Thread: On default privilege/access behavior and how to change it?

On default privilege/access behavior and how to change it?

From
"Ing. Daniel Manrique"
Date:
Hey all!

I have a postgresql 8.0 installation we're using to give database
classes. By default we create a linux user and a postgresql user (with
create database permissions) and use ident authentication.

Users initially use psql to  connect to the template1 database; from
there they create their own database, connect to that and start working.

The problem I'm having is, if the user forgets to connect to their own
database, they stay on template1 and are able to create tables and
generally mess the database around.

Further, any user is able to connect to any other user's database and
create his own tables there. So if user A connects to B's database he
can create a table, and B can't remove it even though he owns the database.

I'd like to configure things so that:

a) users are unable to modify template1; for that matter, I'm planning
on having them connect to the "postgres" database first, because if
people are connected to template1, they can't create their own
databases. The problem persists since the "postgres" database is
similarly affected and anyone can create tables there.

b) Users can't connect to databases other than the ones they created
(and perhaps the postgres database, for initial connection purposes).
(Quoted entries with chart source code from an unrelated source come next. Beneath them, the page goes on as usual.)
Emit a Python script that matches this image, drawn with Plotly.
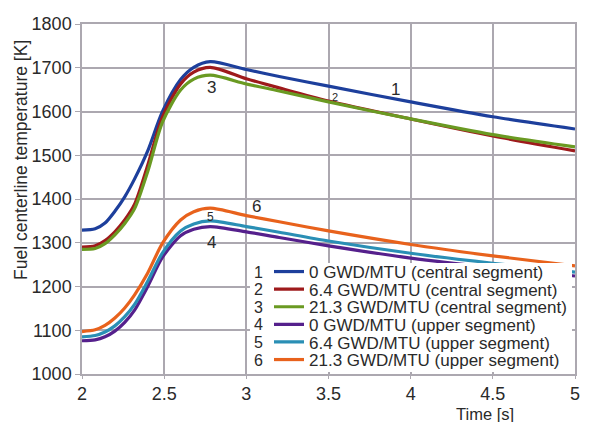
import plotly.graph_objects as go

# ---------------- data ----------------
time_s = [2.0, 2.08, 2.14, 2.2, 2.26, 2.32, 2.4, 2.49, 2.6, 2.68, 2.78, 3.0, 3.2, 3.5, 4.0, 4.5, 5.0]

central_0 = [1329, 1332, 1345, 1372, 1405, 1446, 1510, 1600, 1673, 1701, 1714, 1696, 1680, 1658, 1622, 1588, 1560]
central_64 = [1290, 1293, 1305, 1325, 1352, 1388, 1477, 1588, 1663, 1690, 1701, 1675, 1654, 1624, 1583, 1544, 1510]
central_213 = [1285, 1287, 1298, 1318, 1344, 1378, 1463, 1576, 1649, 1674, 1683, 1663, 1647, 1622, 1583, 1547, 1519]
upper_0 = [1076, 1078, 1085, 1098, 1118, 1146, 1200, 1267, 1316, 1331, 1337, 1325, 1312, 1293, 1265, 1243, 1224]
upper_64 = [1085, 1088, 1096, 1110, 1131, 1159, 1212, 1277, 1327, 1343, 1350, 1337, 1324, 1304, 1276, 1253, 1233]
upper_213 = [1097, 1101, 1111, 1128, 1151, 1181, 1231, 1299, 1352, 1371, 1379, 1362, 1348, 1327, 1296, 1270, 1247]

series_names = [
    "0 GWD/MTU (central segment)",
    "6.4 GWD/MTU (central segment)",
    "21.3 GWD/MTU (central segment)",
    "0 GWD/MTU (upper segment)",
    "6.4 GWD/MTU (upper segment)",
    "21.3 GWD/MTU (upper segment)",
]
series_values = [central_0, central_64, central_213, upper_0, upper_64, upper_213]
series_numbers = ["1", "2", "3", "4", "5", "6"]
series_colors = ["#1d3f9c", "#9e1a1c", "#6a9a22", "#55208c", "#2a8fb5", "#e8621c"]

# in-plot curve labels: (number, time, temperature, size)
curve_labels = [
    ("1", 3.905, 1651, 17),
    ("2", 3.54, 1634, 11),
    ("3", 2.785, 1654, 17),
    ("4", 2.79, 1300, 17),
    ("5", 2.78, 1359, 12),
    ("6", 3.06, 1382, 17),
]

x_ticks = [2, 2.5, 3, 3.5, 4, 4.5, 5]
y_ticks = [1000, 1100, 1200, 1300, 1400, 1500, 1600, 1700, 1800]

# ---------------- figure ----------------
W, H = 592, 422
ML, MR, MT, MB = 82, 17, 24, 48
PW, PH = W - ML - MR, H - MT - MB

FONT = "Liberation Sans, Arial, sans-serif"
TXT = "#2a2a2a"
GRID = "#aca8b0"

def px_x(p):
    return (p - ML) / PW

def px_y(p):
    return (H - MB - p) / PH

fig = go.Figure()

legend_rows_px = [272 + i * 17.6 for i in range(6)]
layout_legends = {}
for i, (name, vals, col) in enumerate(zip(series_names, series_values, series_colors)):
    key = "legend" if i == 0 else f"legend{i + 1}"
    fig.add_trace(go.Scatter(
        x=time_s, y=vals, mode="lines", name=name,
        line=dict(color=col, width=3.2, shape="spline", smoothing=0.8),
        legend=key,
    ))
    layout_legends[key] = dict(
        x=px_x(269), xanchor="left",
        y=px_y(legend_rows_px[i]), yanchor="middle",
        bgcolor="rgba(0,0,0,0)", borderwidth=0,
        font=dict(family=FONT, size=17, color=TXT),
        itemclick=False, itemdoubleclick=False,
    )

annotations = []
for num, t, temp, sz in curve_labels:
    annotations.append(dict(x=t, y=temp, xref="x", yref="y", text=num, showarrow=False,
                            font=dict(family=FONT, size=sz, color=TXT)))
for i, num in enumerate(series_numbers):
    annotations.append(dict(x=px_x(258), y=px_y(legend_rows_px[i]), xref="paper", yref="paper",
                            text=num, showarrow=False, xanchor="center", yanchor="middle",
                            font=dict(family=FONT, size=16, color=TXT)))
annotations.append(dict(x=px_x(485), y=px_y(414), xref="paper", yref="paper", text="Time [s]",
                        showarrow=False, xanchor="center", yanchor="middle",
                        font=dict(family=FONT, size=16.5, color=TXT)))
annotations.append(dict(x=px_x(21), y=px_y(160), xref="paper", yref="paper",
                        text="Fuel centerline temperature [K]", textangle=-90,
                        showarrow=False, xanchor="center", yanchor="middle",
                        font=dict(family=FONT, size=17.5, color=TXT)))

shapes = [
    dict(type="rect", xref="paper", yref="paper", layer="above",
         x0=px_x(250), x1=px_x(572), y0=px_y(372), y1=px_y(263),
         fillcolor="white", line=dict(width=0)),
]

fig.update_layout(
    width=W, height=H,
    margin=dict(l=ML, r=MR, t=MT, b=MB, pad=0),
    paper_bgcolor="white", plot_bgcolor="white",
    font=dict(family=FONT, size=17, color=TXT),
    showlegend=True,
    annotations=annotations,
    shapes=shapes,
    **layout_legends,
)
fig.update_xaxes(
    range=[2, 5], tickvals=x_ticks, ticktext=[f"{v:g}" for v in x_ticks],
    showgrid=True, gridcolor=GRID, gridwidth=1.5,
    showline=True, linecolor=GRID, linewidth=1.5, mirror=True,
    ticks="outside", ticklen=3, tickcolor=GRID,
    zeroline=False, tickfont=dict(family=FONT, size=18, color=TXT),
)
fig.update_yaxes(
    range=[1000, 1800], tickvals=y_ticks,
    showgrid=True, gridcolor=GRID, gridwidth=1.5,
    showline=True, linecolor=GRID, linewidth=1.5, mirror=True,
    ticks="outside", ticklen=5, tickcolor=GRID,
    zeroline=False, tickfont=dict(family=FONT, size=18, color=TXT),
)

fig.write_html("out.html")
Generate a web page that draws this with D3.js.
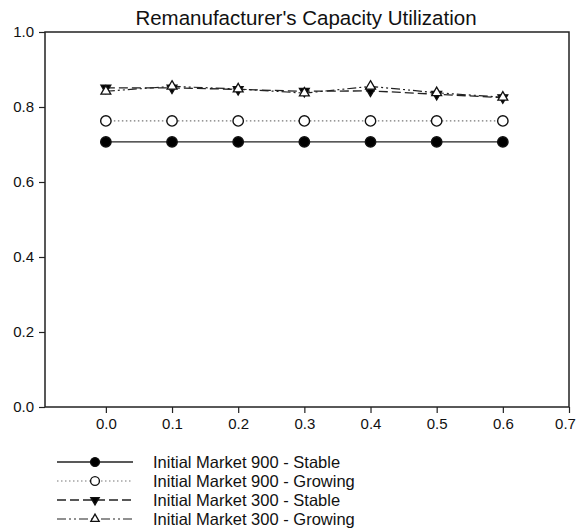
<!DOCTYPE html>
<html>
<head>
<meta charset="utf-8">
<script src="https://cdn.jsdelivr.net/npm/d3@7/dist/d3.min.js"></script>
<style>
  html, body { margin: 0; padding: 0; background: #fff; }
  svg { display: block; font-family: "Liberation Sans", Arial, sans-serif; }
</style>
</head>
<body>
<svg id="chart" width="578" height="528"></svg>
<script>
// Remanufacturer's capacity utilization vs. parameter value
const xValues = [0.0, 0.1, 0.2, 0.3, 0.4, 0.5, 0.6];
const market900Stable  = [0.707, 0.707, 0.707, 0.707, 0.707, 0.707, 0.707];
const market900Growing = [0.763, 0.763, 0.763, 0.763, 0.763, 0.763, 0.763];
const market300Stable  = [0.851, 0.851, 0.847, 0.842, 0.843, 0.834, 0.825];
const market300Growing = [0.842, 0.855, 0.848, 0.837, 0.855, 0.838, 0.826];

const xTicks = [0.0, 0.1, 0.2, 0.3, 0.4, 0.5, 0.6, 0.7];
const yTicks = [0.0, 0.2, 0.4, 0.6, 0.8, 1.0];
const seriesNames = [
  "Initial Market 900 - Stable",
  "Initial Market 900 - Growing",
  "Initial Market 300 - Stable",
  "Initial Market 300 - Growing"
];
const chartTitle = "Remanufacturer's Capacity Utilization";

const svg = d3.select("#chart");
const plot = { left: 45, right: 569, top: 32, bottom: 407 };

const x = d3.scaleLinear().domain([-0.092, 0.7]).range([plot.left, plot.right]);
const y = d3.scaleLinear().domain([0, 1]).range([plot.bottom, plot.top]);

const ink = "#222";

// Series styling
const series = [
  { name: seriesNames[0], values: market900Stable,  dash: null,          lineColor: ink,    lineWidth: 1.4, marker: "circle",  fill: "#000" },
  { name: seriesNames[1], values: market900Growing, dash: "1.5,2.5",     lineColor: "#777", lineWidth: 1.2, marker: "circle",  fill: "#fff" },
  { name: seriesNames[2], values: market300Stable,  dash: "9,4",         lineColor: ink,    lineWidth: 1.3, marker: "triDown", fill: "#000" },
  { name: seriesNames[3], values: market300Growing, dash: "9,3,2,3,2,3", lineColor: ink,    lineWidth: 1.2, marker: "triUp",   fill: "#fff" }
];

// Title
svg.append("text")
  .attr("x", 306)
  .attr("y", 25)
  .attr("text-anchor", "middle")
  .attr("font-size", 20.5)
  .attr("fill", "#111")
  .text(chartTitle);

// Axes
const yAxis = d3.axisLeft(y).tickValues(yTicks).tickFormat(d3.format(".1f")).tickSize(6).tickPadding(5);
const xAxis = d3.axisBottom(x).tickValues(xTicks).tickFormat(d3.format(".1f")).tickSize(6).tickPadding(5);

const gy = svg.append("g").attr("transform", `translate(${plot.left},0)`).call(yAxis);
const gx = svg.append("g").attr("transform", `translate(0,${plot.bottom})`).call(xAxis);
[gx, gy].forEach(g => {
  g.select(".domain").remove();
  g.selectAll(".tick line").attr("stroke", ink).attr("stroke-width", 1.2);
  g.selectAll(".tick text").attr("font-size", 15).attr("fill", "#111")
    .style("font-family", "'Liberation Sans', Arial, sans-serif");
});
// keep the last x label inside the page edge
gx.selectAll(".tick text").filter(d => d === 0.7).attr("dx", -4);

// Frame
svg.append("rect")
  .attr("x", plot.left).attr("y", plot.top)
  .attr("width", plot.right - plot.left).attr("height", plot.bottom - plot.top)
  .attr("fill", "none").attr("stroke", ink).attr("stroke-width", 1.5);

// Markers
function drawMarker(g, kind, cx, cy, fill, scale = 1) {
  if (kind === "circle") {
    g.append("circle").attr("cx", cx).attr("cy", cy).attr("r", 5.2 * scale)
      .attr("fill", fill).attr("stroke", "#111").attr("stroke-width", 1.4);
  } else {
    const sym = d3.symbol().type(d3.symbolTriangle).size(42 * scale * scale)();
    g.append("path").attr("d", sym)
      .attr("transform", `translate(${cx},${cy})` + (kind === "triDown" ? " rotate(180)" : ""))
      .attr("fill", fill).attr("stroke", "#111").attr("stroke-width", 1.3);
  }
}

const line = d3.line().x(d => x(d[0])).y(d => y(d[1]));

series.forEach(s => {
  const pts = xValues.map((xv, i) => [xv, s.values[i]]);
  svg.append("path").attr("d", line(pts))
    .attr("fill", "none").attr("stroke", s.lineColor).attr("stroke-width", s.lineWidth)
    .attr("stroke-dasharray", s.dash);
});
series.forEach(s => {
  const g = svg.append("g");
  xValues.forEach((xv, i) => drawMarker(g, s.marker, x(xv), y(s.values[i]), s.fill));
});

// Legend
const legend = svg.append("g");
const rowY = [462, 481, 500, 519];
series.forEach((s, i) => {
  const ly = rowY[i];
  legend.append("line").attr("x1", 57).attr("x2", 133).attr("y1", ly).attr("y2", ly)
    .attr("stroke", s.lineColor).attr("stroke-width", s.lineWidth).attr("stroke-dasharray", s.dash);
  drawMarker(legend, s.marker, 95, ly, s.fill, 0.85);
  legend.append("text").attr("x", 153).attr("y", ly).attr("dy", "0.36em")
    .attr("font-size", 16.5).attr("fill", "#111").text(s.name);
});
</script>
</body>
</html>
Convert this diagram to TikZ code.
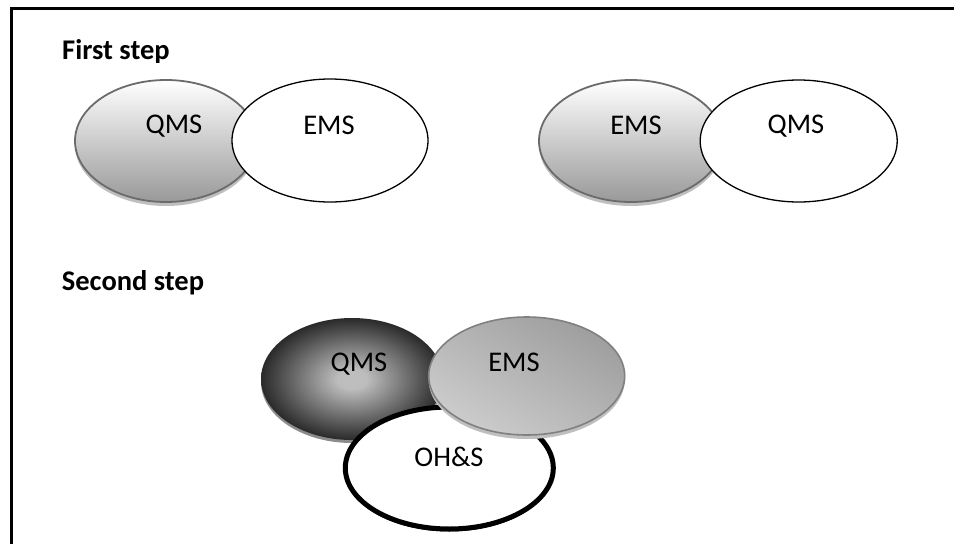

At
the very least, they should be able to connect and perhaps have
read-only access, but *NOT* create new tables on databases they didn't
create.

Could anyone help me in doing this? if it's easier/better on a newer
postgresql version, I'm willing to upgrade.

Thanks in advance!

- Daniel

Re: On default privilege/access behavior and how to change it?

From
Tom Lane
Date:
"Ing. Daniel Manrique" <dmanriqu@correo.fca.unam.mx> writes:
> I'd like to configure things so that:
> a) users are unable to modify template1;

If you're on a PG version where template1 isn't the default connection
target, you could just disallow connections to it.  But that might just
mean that your problem moves over to the "postgres" database.

> b) Users can't connect to databases other than the ones they created
> (and perhaps the postgres database, for initial connection purposes).

See CONNECT privilege (as of 8.2) and/or modify pg_hba.conf.